Background information provided with the Phoenix bylaw named more than 160 U.S. cities and counties that have added gender identity to their human-rights codes since 1999.

But Kevin Theriot of the Alliance Defending Freedom, a conservative legal advocacy group, told the Register that Phoenix’s expanded code “goes further than any I’ve seen. It has profound implications, especially for business people. It prohibits any speech that makes people feel unwelcome.”


Freedom From Disapproval?

And for those who think these fears are far-fetched, Max Franck, director of the Witherspoon Institute’s Simon Center on Religion and the Constitution, pointed them to the Elane Photography case, soon to be considered by the New Mexico Supreme Court.

In 2008, the state’s human-rights commission ordered Elaine and Jon Huguenin, the owners of the business, to pay $7,000 in damages to a lesbian couple whose “commitment ceremony” they had refused to photograph because they could not as Christians celebrate homosexuality.

Franck also cited a New Jersey church that lost its property-tax exemption for refusing to let its hall be used for a same-sex “marriage” ceremony and an Oregon baker prosecuted for refusing to bake a cake for a similar occasion.

In all these cases, noted Franck, “there were other places to go: Other bakers to bake; other photographers to hire. But instead of respecting the religious convictions of those involved, they decided to punish them.” He said what was being advanced by human-rights commissions is “the right of sexual minorities not to be disapproved of.”
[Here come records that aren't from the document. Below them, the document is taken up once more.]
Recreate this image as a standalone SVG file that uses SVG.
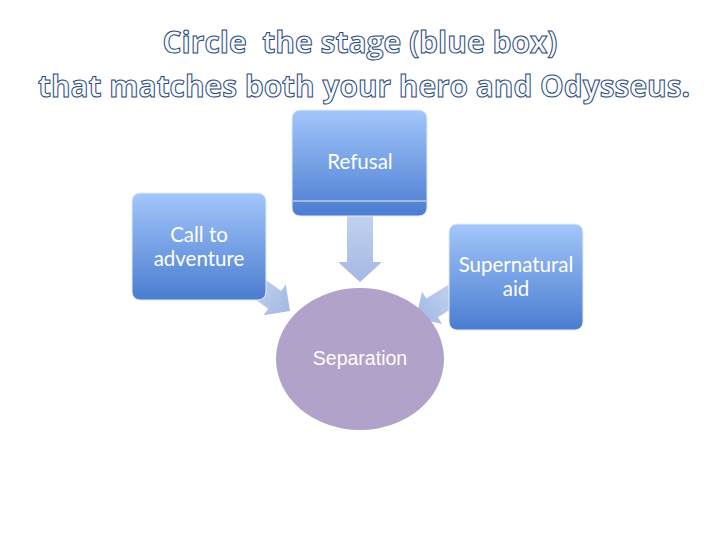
<svg xmlns="http://www.w3.org/2000/svg" width="720" height="540" viewBox="0 0 720 540">
<defs>
<linearGradient id="boxg" x1="0" y1="0" x2="0" y2="1">
<stop offset="0" stop-color="#a3c6fb"/>
<stop offset="1" stop-color="#4a7dd0"/>
</linearGradient>
<linearGradient id="arrg" x1="0" y1="0" x2="1" y2="0">
<stop offset="0" stop-color="#c3d3ef"/>
<stop offset="1" stop-color="#a3b8e3"/>
</linearGradient>
<linearGradient id="arrd" x1="0" y1="0" x2="0" y2="1">
<stop offset="0" stop-color="#c3d3ef"/>
<stop offset="1" stop-color="#a3b8e3"/>
</linearGradient>
</defs>
<style>
.title{font-family:"Open Sans","DejaVu Sans",sans-serif;font-weight:bold;font-size:30px;fill:#f6f9fd;stroke:#2c4876;stroke-width:1px;text-anchor:middle;white-space:pre}
.box{fill:url(#boxg);stroke:#e4ecf8;stroke-width:1}
.lbl{font-family:Lato,"Open Sans",sans-serif;font-size:20.5px;fill:#ffffff;text-anchor:middle}
.sep{font-family:"Liberation Sans",Arial,sans-serif;font-size:19.5px;fill:#ffffff;text-anchor:middle}
.arr{fill:url(#arrg)}
</style>
<rect width="720" height="540" fill="#ffffff"/>
<text class="title" x="360" y="53" textLength="395" lengthAdjust="spacingAndGlyphs" xml:space="preserve">Circle  the stage (blue box)</text>
<text class="title" x="364" y="97" textLength="652" lengthAdjust="spacingAndGlyphs">that matches both your hero and Odysseus.</text>
<g id="connectors">
<polygon points="347,212 373,212 373,262 382,262 360,282 338,262 347,262" fill="url(#arrd)"/>
<polygon class="arr" transform="translate(290,311) rotate(36)" points="-50,-11 -19,-11 -19,-19 0,0 -19,19 -19,11 -50,11"/>
<polygon class="arr" transform="translate(416,318) rotate(148)" points="-50,-11 -19,-11 -19,-19 0,0 -19,19 -19,11 -50,11"/>
</g>
<g id="node-separation">
<ellipse cx="360" cy="359" rx="84" ry="71" fill="#b0a2c8"/>
<text class="sep" x="360" y="365">Separation</text>
</g>
<g id="node-refusal">
<rect class="box" x="292" y="110" width="135" height="106" rx="8"/>
<line x1="293" y1="201" x2="426" y2="201" stroke="#e8f0fb" stroke-width="1.2"/>
<text class="lbl" x="360" y="169">Refusal</text>
</g>
<g id="node-call">
<rect class="box" x="132" y="193" width="134" height="107" rx="8"/>
<text class="lbl" x="199" y="242">Call to</text>
<text class="lbl" x="199" y="266">adventure</text>
</g>
<g id="node-aid">
<rect class="box" x="449" y="224" width="134" height="106" rx="8"/>
<text class="lbl" x="516" y="272">Supernatural</text>
<text class="lbl" x="516" y="296">aid</text>
</g>
</svg>
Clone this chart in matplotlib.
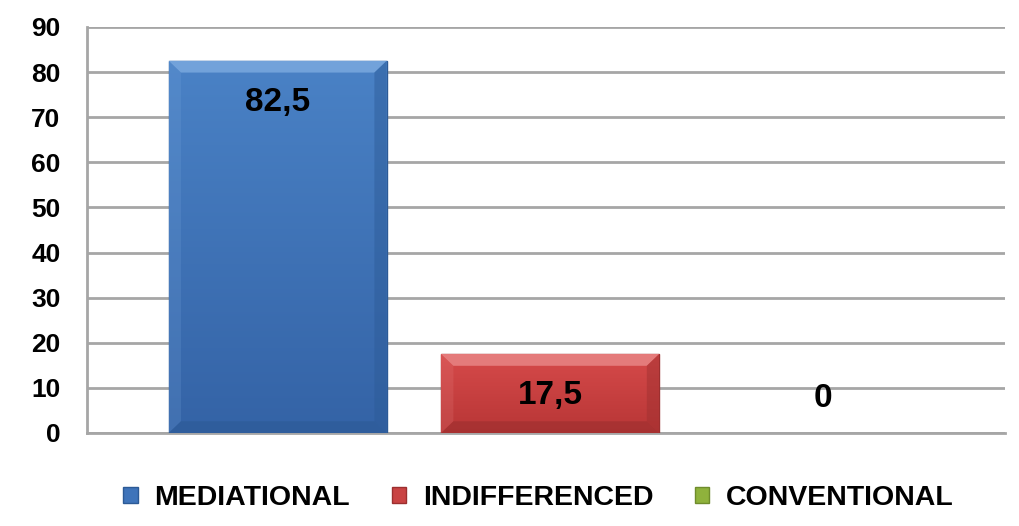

Both Theriot and Franck believe free speech is being better protected by the courts than is religious freedom. As evidence, they cite the Supreme Court’s Westboro Baptist decision that affirmed the tiny, independent congregation’s right to picket the funerals of American service personnel, claiming their deaths were signs of God’s wrath.

“It’s hard to imagine something more offensive,” said Theriot, “yet the Supreme Court upheld their right to say it.”

Commented Franck, “It seems if what you say is totally extreme, like at Westboro Baptist, your right to free speech is protected. Ironically, what isn’t protected is your right as an ordinary practicing Christian or Jew or Muslim to operate your business in a way that is consistent with your faith.”

Steve Weatherbe writes from Victoria, British Columbia.